▶ [TASK DATA]:

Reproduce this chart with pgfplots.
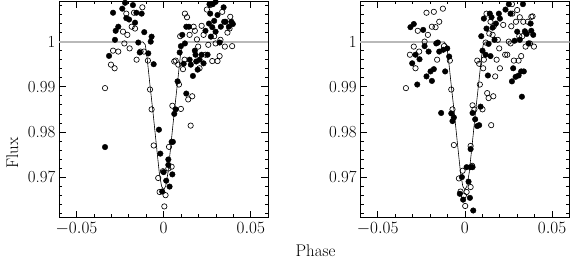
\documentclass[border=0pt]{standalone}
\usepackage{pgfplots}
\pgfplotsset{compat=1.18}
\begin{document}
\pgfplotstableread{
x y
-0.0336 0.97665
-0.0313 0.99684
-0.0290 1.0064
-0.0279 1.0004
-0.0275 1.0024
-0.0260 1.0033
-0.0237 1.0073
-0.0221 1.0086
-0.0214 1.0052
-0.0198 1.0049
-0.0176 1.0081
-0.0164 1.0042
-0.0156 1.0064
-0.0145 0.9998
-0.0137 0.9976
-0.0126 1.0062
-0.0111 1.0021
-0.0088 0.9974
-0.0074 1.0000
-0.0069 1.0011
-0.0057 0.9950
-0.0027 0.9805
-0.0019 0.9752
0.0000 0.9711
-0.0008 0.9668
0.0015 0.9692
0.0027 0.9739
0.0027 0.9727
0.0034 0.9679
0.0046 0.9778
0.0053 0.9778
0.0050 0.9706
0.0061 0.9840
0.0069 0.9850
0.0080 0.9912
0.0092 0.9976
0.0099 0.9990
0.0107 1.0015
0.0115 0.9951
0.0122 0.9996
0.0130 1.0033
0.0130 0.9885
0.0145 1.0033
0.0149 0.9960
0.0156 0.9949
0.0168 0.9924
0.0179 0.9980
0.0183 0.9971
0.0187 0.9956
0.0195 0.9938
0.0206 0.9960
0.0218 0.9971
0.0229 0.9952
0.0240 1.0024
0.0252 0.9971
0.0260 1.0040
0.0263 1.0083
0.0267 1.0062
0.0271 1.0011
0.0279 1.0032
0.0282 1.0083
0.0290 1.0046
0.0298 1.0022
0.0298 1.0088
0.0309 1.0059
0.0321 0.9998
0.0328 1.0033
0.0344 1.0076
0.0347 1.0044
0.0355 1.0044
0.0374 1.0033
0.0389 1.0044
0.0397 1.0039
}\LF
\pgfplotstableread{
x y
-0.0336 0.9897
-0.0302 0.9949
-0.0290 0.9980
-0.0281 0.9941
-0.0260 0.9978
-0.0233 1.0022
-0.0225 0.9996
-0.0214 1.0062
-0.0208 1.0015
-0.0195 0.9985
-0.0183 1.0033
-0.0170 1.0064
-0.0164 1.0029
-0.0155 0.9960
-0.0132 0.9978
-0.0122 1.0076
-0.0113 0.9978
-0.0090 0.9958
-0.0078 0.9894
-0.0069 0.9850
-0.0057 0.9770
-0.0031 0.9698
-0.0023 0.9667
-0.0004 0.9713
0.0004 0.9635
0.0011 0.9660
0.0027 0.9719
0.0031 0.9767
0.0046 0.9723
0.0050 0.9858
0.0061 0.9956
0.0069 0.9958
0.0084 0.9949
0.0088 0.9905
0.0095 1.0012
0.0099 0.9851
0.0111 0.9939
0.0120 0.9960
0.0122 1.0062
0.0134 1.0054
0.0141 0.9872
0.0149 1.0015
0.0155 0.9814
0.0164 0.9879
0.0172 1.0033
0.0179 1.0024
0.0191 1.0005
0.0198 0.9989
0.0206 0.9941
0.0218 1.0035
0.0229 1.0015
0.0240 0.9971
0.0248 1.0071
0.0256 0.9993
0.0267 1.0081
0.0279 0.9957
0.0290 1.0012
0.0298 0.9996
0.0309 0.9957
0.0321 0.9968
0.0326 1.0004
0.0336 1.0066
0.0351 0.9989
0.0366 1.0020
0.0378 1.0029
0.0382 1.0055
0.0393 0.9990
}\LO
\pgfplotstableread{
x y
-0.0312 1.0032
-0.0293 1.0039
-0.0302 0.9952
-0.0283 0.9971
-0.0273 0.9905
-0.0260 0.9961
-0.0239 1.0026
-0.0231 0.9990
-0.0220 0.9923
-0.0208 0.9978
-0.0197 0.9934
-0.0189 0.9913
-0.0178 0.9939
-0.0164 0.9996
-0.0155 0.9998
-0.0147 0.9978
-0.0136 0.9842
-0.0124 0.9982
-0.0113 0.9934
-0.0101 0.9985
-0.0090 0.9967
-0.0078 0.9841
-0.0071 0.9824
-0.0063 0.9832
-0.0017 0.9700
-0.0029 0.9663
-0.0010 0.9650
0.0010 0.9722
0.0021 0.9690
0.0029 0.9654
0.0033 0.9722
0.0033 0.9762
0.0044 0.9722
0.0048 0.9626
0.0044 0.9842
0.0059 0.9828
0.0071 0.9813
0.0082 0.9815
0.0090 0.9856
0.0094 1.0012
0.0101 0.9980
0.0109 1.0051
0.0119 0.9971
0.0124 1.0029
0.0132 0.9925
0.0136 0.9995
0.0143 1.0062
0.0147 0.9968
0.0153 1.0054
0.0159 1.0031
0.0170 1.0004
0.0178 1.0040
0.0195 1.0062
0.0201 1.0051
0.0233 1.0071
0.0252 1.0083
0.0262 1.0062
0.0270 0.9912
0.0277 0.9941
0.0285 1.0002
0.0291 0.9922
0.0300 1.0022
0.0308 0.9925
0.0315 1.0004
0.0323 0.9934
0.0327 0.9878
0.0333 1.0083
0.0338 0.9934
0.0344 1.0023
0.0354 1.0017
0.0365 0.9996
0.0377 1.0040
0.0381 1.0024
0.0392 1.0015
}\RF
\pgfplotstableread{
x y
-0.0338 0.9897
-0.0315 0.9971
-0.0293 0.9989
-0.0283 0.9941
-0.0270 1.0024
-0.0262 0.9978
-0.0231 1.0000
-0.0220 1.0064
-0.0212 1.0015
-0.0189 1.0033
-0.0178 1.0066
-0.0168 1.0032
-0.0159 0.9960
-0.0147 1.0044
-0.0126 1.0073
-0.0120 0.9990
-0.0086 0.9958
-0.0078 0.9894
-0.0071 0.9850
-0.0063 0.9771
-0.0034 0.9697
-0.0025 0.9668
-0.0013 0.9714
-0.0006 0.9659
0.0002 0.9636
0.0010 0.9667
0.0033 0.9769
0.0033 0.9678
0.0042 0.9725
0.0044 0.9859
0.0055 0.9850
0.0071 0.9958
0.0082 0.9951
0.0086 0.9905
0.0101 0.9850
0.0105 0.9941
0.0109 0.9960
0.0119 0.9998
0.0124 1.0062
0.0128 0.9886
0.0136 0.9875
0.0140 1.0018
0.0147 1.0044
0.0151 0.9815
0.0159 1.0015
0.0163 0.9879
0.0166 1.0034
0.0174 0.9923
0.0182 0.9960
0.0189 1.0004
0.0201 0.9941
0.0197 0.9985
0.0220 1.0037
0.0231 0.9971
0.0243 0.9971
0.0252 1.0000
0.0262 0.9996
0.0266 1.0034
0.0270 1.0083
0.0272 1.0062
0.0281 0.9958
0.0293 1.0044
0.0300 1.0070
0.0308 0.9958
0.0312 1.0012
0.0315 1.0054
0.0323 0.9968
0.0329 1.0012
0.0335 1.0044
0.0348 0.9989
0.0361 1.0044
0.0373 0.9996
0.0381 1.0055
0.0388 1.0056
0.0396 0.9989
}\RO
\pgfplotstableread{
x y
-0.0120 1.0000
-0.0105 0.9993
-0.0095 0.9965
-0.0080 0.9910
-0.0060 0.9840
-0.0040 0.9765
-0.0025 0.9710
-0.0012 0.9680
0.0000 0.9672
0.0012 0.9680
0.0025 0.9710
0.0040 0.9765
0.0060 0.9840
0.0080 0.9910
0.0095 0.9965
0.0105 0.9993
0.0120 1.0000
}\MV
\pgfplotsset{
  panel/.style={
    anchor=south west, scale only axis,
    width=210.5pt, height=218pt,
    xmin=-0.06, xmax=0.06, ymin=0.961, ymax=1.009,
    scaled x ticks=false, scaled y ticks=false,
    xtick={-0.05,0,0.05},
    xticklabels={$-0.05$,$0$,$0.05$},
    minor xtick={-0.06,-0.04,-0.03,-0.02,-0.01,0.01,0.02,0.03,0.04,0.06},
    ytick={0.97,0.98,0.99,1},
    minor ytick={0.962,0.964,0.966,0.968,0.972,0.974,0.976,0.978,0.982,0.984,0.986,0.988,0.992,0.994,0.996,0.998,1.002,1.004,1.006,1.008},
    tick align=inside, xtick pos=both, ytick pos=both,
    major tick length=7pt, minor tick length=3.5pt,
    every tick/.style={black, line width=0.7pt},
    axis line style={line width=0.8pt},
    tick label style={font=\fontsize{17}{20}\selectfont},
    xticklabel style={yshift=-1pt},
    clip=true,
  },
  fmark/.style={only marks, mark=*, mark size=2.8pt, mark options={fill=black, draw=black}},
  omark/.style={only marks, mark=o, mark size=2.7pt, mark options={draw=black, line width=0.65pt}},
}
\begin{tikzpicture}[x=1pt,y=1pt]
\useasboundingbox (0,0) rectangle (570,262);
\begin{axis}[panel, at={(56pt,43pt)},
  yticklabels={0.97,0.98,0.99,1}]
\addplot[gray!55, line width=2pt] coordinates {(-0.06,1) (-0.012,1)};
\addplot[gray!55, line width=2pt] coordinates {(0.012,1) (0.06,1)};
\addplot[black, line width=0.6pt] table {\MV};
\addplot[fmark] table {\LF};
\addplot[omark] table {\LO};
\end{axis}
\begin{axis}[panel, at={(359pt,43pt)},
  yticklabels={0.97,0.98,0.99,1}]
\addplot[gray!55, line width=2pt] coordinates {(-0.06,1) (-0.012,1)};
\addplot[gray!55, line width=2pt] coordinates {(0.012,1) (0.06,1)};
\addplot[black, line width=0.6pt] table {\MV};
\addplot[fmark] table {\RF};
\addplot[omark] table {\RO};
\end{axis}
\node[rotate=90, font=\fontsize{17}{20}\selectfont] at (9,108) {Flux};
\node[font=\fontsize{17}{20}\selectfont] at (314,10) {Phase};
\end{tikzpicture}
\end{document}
* * *
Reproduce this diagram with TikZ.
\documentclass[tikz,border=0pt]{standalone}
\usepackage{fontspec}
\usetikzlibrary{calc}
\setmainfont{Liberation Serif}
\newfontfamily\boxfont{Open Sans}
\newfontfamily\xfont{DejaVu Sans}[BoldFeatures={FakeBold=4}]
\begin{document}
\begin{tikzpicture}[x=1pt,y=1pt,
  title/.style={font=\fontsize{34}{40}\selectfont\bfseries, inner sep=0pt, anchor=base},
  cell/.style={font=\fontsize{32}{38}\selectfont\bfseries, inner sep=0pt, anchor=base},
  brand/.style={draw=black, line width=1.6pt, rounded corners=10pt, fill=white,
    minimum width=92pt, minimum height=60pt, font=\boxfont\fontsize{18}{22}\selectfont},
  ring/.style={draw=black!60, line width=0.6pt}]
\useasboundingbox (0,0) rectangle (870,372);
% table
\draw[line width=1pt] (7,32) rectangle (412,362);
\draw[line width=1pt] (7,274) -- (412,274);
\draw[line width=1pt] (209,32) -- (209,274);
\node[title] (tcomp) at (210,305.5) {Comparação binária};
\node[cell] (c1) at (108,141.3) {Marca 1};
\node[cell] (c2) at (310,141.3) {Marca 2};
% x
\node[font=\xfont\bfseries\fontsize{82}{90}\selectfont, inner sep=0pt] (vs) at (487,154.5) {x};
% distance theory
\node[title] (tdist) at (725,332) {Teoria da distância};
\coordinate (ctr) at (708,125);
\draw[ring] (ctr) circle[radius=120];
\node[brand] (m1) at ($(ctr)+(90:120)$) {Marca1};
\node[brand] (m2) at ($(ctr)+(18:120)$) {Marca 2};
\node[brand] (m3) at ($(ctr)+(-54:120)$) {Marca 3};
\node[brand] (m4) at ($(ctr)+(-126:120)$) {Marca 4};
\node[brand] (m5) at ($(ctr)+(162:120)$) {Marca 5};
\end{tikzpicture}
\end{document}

▶ [INSTRUCTIONS TO FOLLOW]:
From the data above, gather every line that includes the word "this".

▶ [ANSWER TO THE PROBLEM]:
Reproduce this chart with pgfplots.
Reproduce this diagram with TikZ.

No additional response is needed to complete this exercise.